TO DO: Transcribe the material in full, exactly as written.

┌──

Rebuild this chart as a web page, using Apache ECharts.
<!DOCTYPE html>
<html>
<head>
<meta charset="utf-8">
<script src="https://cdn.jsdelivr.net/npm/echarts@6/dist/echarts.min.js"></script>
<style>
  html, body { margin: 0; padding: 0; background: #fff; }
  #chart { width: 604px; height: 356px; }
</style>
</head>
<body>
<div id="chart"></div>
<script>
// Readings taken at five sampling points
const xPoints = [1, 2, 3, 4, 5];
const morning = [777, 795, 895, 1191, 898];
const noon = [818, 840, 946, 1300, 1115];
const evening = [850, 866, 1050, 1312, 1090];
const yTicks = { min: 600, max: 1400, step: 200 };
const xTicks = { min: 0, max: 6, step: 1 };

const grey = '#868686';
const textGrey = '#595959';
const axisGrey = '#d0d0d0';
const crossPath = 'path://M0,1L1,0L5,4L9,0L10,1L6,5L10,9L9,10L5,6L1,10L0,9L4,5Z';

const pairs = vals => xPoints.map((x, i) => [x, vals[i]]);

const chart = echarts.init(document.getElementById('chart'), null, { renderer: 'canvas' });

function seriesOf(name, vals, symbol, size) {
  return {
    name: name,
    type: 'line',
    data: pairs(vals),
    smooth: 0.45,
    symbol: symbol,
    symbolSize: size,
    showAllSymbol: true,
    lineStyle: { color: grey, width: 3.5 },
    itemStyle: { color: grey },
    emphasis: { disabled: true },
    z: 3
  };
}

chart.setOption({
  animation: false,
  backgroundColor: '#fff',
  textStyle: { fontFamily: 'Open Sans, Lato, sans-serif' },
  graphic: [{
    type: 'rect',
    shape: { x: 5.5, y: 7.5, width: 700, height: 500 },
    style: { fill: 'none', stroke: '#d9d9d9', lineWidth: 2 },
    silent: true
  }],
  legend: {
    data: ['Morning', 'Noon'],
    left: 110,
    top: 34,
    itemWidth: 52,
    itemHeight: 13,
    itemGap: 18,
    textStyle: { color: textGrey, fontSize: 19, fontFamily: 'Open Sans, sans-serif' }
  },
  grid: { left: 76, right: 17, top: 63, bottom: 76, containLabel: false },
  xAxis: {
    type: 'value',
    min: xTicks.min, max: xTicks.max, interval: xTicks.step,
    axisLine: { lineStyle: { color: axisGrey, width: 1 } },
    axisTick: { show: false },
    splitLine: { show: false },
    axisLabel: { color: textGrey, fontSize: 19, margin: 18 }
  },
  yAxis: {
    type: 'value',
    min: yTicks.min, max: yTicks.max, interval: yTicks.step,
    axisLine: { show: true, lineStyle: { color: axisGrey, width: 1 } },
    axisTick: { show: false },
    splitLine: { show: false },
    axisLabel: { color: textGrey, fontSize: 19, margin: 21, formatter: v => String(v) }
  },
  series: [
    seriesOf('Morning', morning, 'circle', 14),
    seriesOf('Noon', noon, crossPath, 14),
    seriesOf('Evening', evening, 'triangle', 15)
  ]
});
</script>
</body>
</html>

└──

SOLUTION BELOW:
Rebuild this chart as a web page, using Apache ECharts.
<!DOCTYPE html>
<html>
<head>
<meta charset="utf-8">
<script src="https://cdn.jsdelivr.net/npm/echarts@6/dist/echarts.min.js"></script>
<style>
  html, body { margin: 0; padding: 0; background: #fff; }
  #chart { width: 604px; height: 356px; }
</style>
</head>
<body>
<div id="chart"></div>
<script>
// Readings taken at five sampling points
const xPoints = [1, 2, 3, 4, 5];
const morning = [777, 795, 895, 1191, 898];
const noon = [818, 840, 946, 1300, 1115];
const evening = [850, 866, 1050, 1312, 1090];
const yTicks = { min: 600, max: 1400, step: 200 };
const xTicks = { min: 0, max: 6, step: 1 };

const grey = '#868686';
const textGrey = '#595959';
const axisGrey = '#d0d0d0';
const crossPath = 'path://M0,1L1,0L5,4L9,0L10,1L6,5L10,9L9,10L5,6L1,10L0,9L4,5Z';

const pairs = vals => xPoints.map((x, i) => [x, vals[i]]);

const chart = echarts.init(document.getElementById('chart'), null, { renderer: 'canvas' });

function seriesOf(name, vals, symbol, size) {
  return {
    name: name,
    type: 'line',
    data: pairs(vals),
    smooth: 0.45,
    symbol: symbol,
    symbolSize: size,
    showAllSymbol: true,
    lineStyle: { color: grey, width: 3.5 },
    itemStyle: { color: grey },
    emphasis: { disabled: true },
    z: 3
  };
}

chart.setOption({
  animation: false,
  backgroundColor: '#fff',
  textStyle: { fontFamily: 'Open Sans, Lato, sans-serif' },
  graphic: [{
    type: 'rect',
    shape: { x: 5.5, y: 7.5, width: 700, height: 500 },
    style: { fill: 'none', stroke: '#d9d9d9', lineWidth: 2 },
    silent: true
  }],
  legend: {
    data: ['Morning', 'Noon'],
    left: 110,
    top: 34,
    itemWidth: 52,
    itemHeight: 13,
    itemGap: 18,
    textStyle: { color: textGrey, fontSize: 19, fontFamily: 'Open Sans, sans-serif' }
  },
  grid: { left: 76, right: 17, top: 63, bottom: 76, containLabel: false },
  xAxis: {
    type: 'value',
    min: xTicks.min, max: xTicks.max, interval: xTicks.step,
    axisLine: { lineStyle: { color: axisGrey, width: 1 } },
    axisTick: { show: false },
    splitLine: { show: false },
    axisLabel: { color: textGrey, fontSize: 19, margin: 18 }
  },
  yAxis: {
    type: 'value',
    min: yTicks.min, max: yTicks.max, interval: yTicks.step,
    axisLine: { show: true, lineStyle: { color: axisGrey, width: 1 } },
    axisTick: { show: false },
    splitLine: { show: false },
    axisLabel: { color: textGrey, fontSize: 19, margin: 21, formatter: v => String(v) }
  },
  series: [
    seriesOf('Morning', morning, 'circle', 14),
    seriesOf('Noon', noon, crossPath, 14),
    seriesOf('Evening', evening, 'triangle', 15)
  ]
});
</script>
</body>
</html>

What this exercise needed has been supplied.